3. The Cup in the balance


As all diehard Timbers fans know, this year’s Cascadia Cup tournament is a weird one. Because the league only scheduled two meetings between some Cascadia rivals (like, Portland and Vancouver), this year’s competition comes down to four games, with the first meeting between the Timbers and Sounders back in May – a 1-0 Timbers win – not counting in this year’s standings. That means, after Portland’s loss two weeks ago to the Whitecaps, all three teams are currently tied with one win, one loss in the table, with goal difference giving the Sounders a slight edge, right now.


The most important part of that summary might be an implication: that each team only has two games left in this year’s competition, a number that goes down to one after this weekend’s derby.
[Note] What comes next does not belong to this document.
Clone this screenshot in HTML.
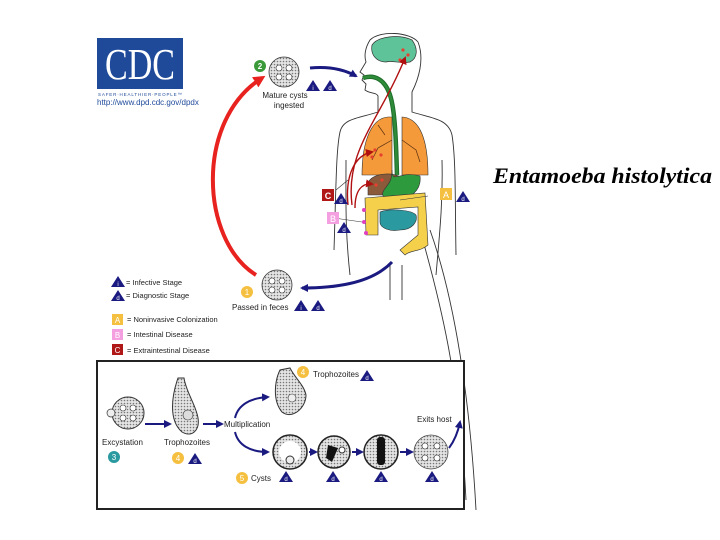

If there is a loser on Sunday, they also lose control of their Cascadia Cup destiny, falling three points behind their rival with one match left. In terms of this year’s Cup, Sunday’s match isn’t do-or-die, but it does make the potential loser into a fan of Vancouver, hoping the Whitecaps can defeat one rival and lose to another, forging a three-way, six-point tie at the top of the table.


Maybe that paragraph turned cross-eyed. It felt pretty complicated for a short, three-team tournament. The long and short of it:, though Sunday’s game is very important, as it concerns the Cascadia Cup. The winner moves within one win of sealing this year’s title. The loser sees their rivalry fate torn from their control.